French oil giant Total, the only western energy major investing in Iran, will lose its stake in the vast South Pars natural gas field (pictured) to its Chinese partner if it withdraws, according to the boss of state-run National Iranian Oil (NOIC).
Total has spent US$90 million developing the offshore field and faces not being compensated before production opens, Ali Kardor, managing director of NIOC, told the media in Tehran. Kardor did not say whether Total would receive any compensation if it pulled out of the project in the Iranian section of the planet’s largest gas deposit. Total was unavailable for comment.
The Paris-based firm signed Iran’s biggest international energy deal since the international community agreed in 2015 to ease economic sanctions on Iran in exchange for limits on its nuclear programme. Total committed in July to develop phase 11 of the substantial South Pars field, pledging investment of US$1 billion.

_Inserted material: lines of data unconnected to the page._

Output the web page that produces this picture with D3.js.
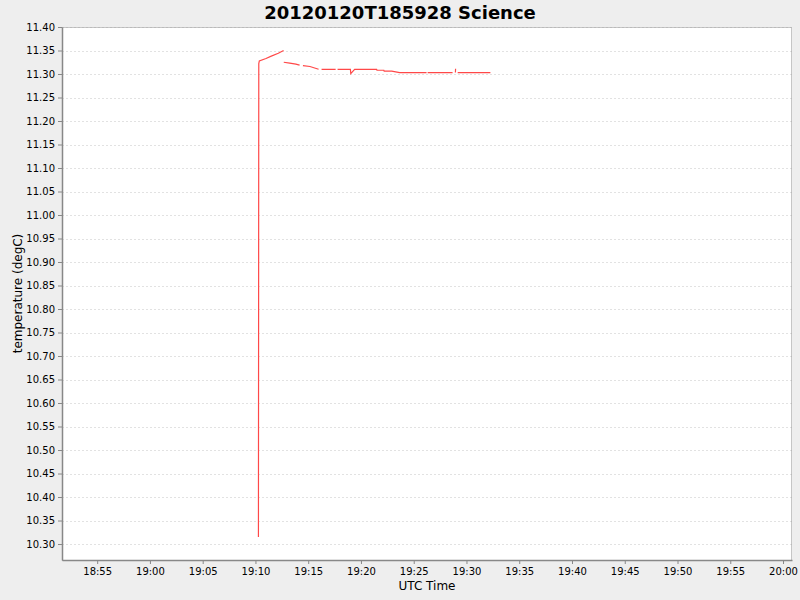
<!DOCTYPE html>
<html>
<head>
<meta charset="utf-8" />
<title>20120120T185928 Science</title>
<script src="https://d3js.org/d3.v7.min.js"></script>
<style>
  body { margin: 0; background: #eeeeee; }
  svg { display: block; font-family: "DejaVu Sans", sans-serif; }
</style>
</head>
<body>
<svg width="800" height="600"></svg>
<script>
    // Data (UTC time, temperature degC); null marks a gap in the record
    var times = [
        "19:10:17", "19:10:19", "19:10:22", "19:11:00", "19:11:30", "19:12:10", "19:12:40", null,
        "19:12:41", "19:13:15", "19:13:50", "19:14:11", null,
        "19:14:30", "19:15:10", "19:15:59", null,
        "19:16:16", "19:17:36", null,
        "19:17:47", "19:19:00", "19:19:02", "19:19:24", "19:21:29", "19:21:31", "19:22:10",
        "19:22:12", "19:22:55", "19:23:40", "19:26:13", null,
        "19:26:19", "19:28:41", null,
        "19:28:57", "19:28:58", null,
        "19:29:10", "19:32:16"
    ];
    var values = [
        10.315, 11.322, 11.328, 11.333, 11.338, 11.344, 11.350, null,
        11.325, 11.323, 11.321, 11.319, null,
        11.318, 11.316, 11.310, null,
        11.310, 11.310, null,
        11.310, 11.310, 11.301, 11.310, 11.310, 11.308, 11.308,
        11.306, 11.306, 11.303, 11.303, null,
        11.303, 11.303, null,
        11.303, 11.311, null,
        11.303, 11.303
    ];
    var yTicks = d3.range(0, 23).map(function (i) { return +(10.30 + i * 0.05).toFixed(2); });
    var xTickLabels = ["18:55", "19:00", "19:05", "19:10", "19:15", "19:20", "19:25", "19:30",
        "19:35", "19:40", "19:45", "19:50", "19:55", "20:00"];

    var parse = d3.utcParse("%Y-%m-%d %H:%M:%S");
    var day = "2012-01-20 ";
    var points = times.map(function (t, i) {
        return t === null ? null : { t: parse(day + t), v: values[i] };
    });

    var svg = d3.select("svg");
    var margin = { top: 27, right: 8, bottom: 40, left: 62 },
        width = +svg.attr("width") - margin.left - margin.right,
        height = +svg.attr("height") - margin.top - margin.bottom;

    var x = d3.scaleUtc()
        .domain([parse(day + "18:51:40"), parse(day + "20:00:51")])
        .range([0, width]);
    var y = d3.scaleLinear().domain([10.266, 11.40]).range([height, 0]);

    var g = svg.append("g").attr("transform", "translate(" + margin.left + "," + margin.top + ")");

    // plot background
    g.append("rect").attr("width", width).attr("height", height).attr("fill", "#ffffff");

    // horizontal grid
    g.selectAll(".grid")
        .data(yTicks)
        .enter()
        .append("line")
        .attr("x1", 0).attr("x2", width)
        .attr("y1", function (d) { return Math.round(y(d)) + 0.5; })
        .attr("y2", function (d) { return Math.round(y(d)) + 0.5; })
        .attr("stroke", "#e2e2e2")
        .attr("stroke-dasharray", "2,2");

    // data line
    var line = d3.line()
        .defined(function (d) { return d !== null; })
        .x(function (d) { return x(d.t); })
        .y(function (d) { return y(d.v); });

    g.append("path")
        .datum(points)
        .attr("fill", "none")
        .attr("stroke", "#ff4848")
        .attr("stroke-width", 1.2)
        .attr("d", line);

    // outline
    g.append("rect")
        .attr("x", 0.5).attr("y", 0.5)
        .attr("width", width - 1).attr("height", height)
        .attr("fill", "none")
        .attr("stroke", "#a0a0a0")
        .attr("stroke-width", 0.6);

    // x axis
    var xTickVals = xTickLabels.map(function (s) { return parse(day + s + ":00"); });
    var xAxis = g.append("g")
        .attr("transform", "translate(0," + height + ")")
        .call(d3.axisBottom(x).tickValues(xTickVals).tickSize(4).tickSizeOuter(0)
            .tickFormat(d3.utcFormat("%H:%M")));

    // y axis
    var yAxis = g.append("g")
        .call(d3.axisLeft(y).tickValues(yTicks).tickSize(4).tickSizeOuter(0)
            .tickFormat(d3.format(".2f")));

    [xAxis, yAxis].forEach(function (a) {
        a.select(".domain").attr("stroke", "#888888").attr("stroke-width", 1.5);
        a.selectAll(".tick line").attr("stroke", "#888888");
        a.selectAll(".tick text").attr("fill", "#000000")
            .style("font-size", "10px").style("font-family", "DejaVu Sans");
    });
    xAxis.selectAll(".tick text").attr("y", 8);

    // title and axis labels
    svg.append("text")
        .attr("x", 400).attr("y", 19)
        .attr("text-anchor", "middle")
        .style("font-size", "18px")
        .style("font-weight", "bold")
        .text("20120120T185928 Science");

    svg.append("text")
        .attr("x", margin.left + width / 2).attr("y", 590)
        .attr("text-anchor", "middle")
        .style("font-size", "12px")
        .text("UTC Time");

    svg.append("text")
        .attr("transform", "translate(22," + (margin.top + height / 2) + ") rotate(-90)")
        .attr("text-anchor", "middle")
        .style("font-size", "12px")
        .text("temperature (degC)");
</script>
</body>
</html>
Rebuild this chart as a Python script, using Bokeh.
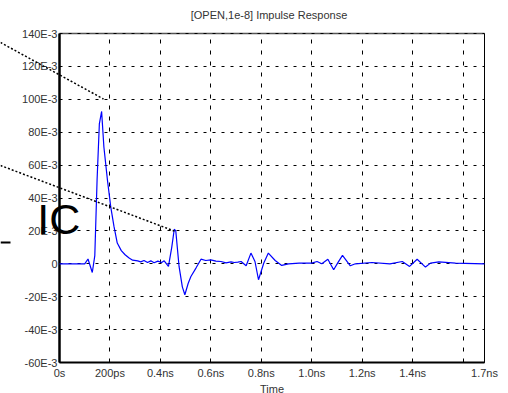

Donald Trump has until May 12 to decide whether he will re-impose sanctions, putting pressure on Total because of its US interests.
Total has a 50.1-per-cent stake in the 20-year South Pars project, with the China National Petroleum Corporation holding 30 per cent and Iran’s Petropars with 19.9 per cent. If Total withdrew, Tehran would hand the company’s stake to CNPC, based on the contract, Kardor announced.
Iran has the world’s largest gas reserves, estimated by BP at 33 trillion cubic metres, and is the third-biggest oil producer in Opec, the Organisation of Petroleum Exporting Countries. Total was working at South Pars until sanctions forced it to abandon the field in 2009.
In the North Sea, Total has confirmed plans to axe another 50 Aberdeen jobs after it said in March that it planned to cut 250 staff following its merger with Denmark’s Maersk Oil.
After a review, Total said it would increase that to above 300, adding that it was continuing to discuss ways to reduce the impact of the cuts.
A spokesman said: “Total is making progress with its reorganisation in Aberdeen following the acquisition of Maersk Oil.
“Our initial plans suggested that around 250 positions would need to close, after further review, however, we now propose to increase that number to slightly above 300. We continue consulting with our staff to find ways of mitigating the impact of this reorganisation.”
Total’s €7 billion acquisition of Maersk Oil has consolidated its place as one of the North Sea’s largest operators.
Westhill-based Total UK now has around 1,500 staff in the northeast of Scotland.
Both Total and Maersk employed around 700 people in exploration and production in Aberdeen when the deal was initially announced in August 2017.
Last week Total appointed managing director Jean-Luc Guiziou to oversee the acquisition.
Guiziou said: “[I] look forward to bringing together the Total and Maersk Oil affiliates here in Aberdeen.”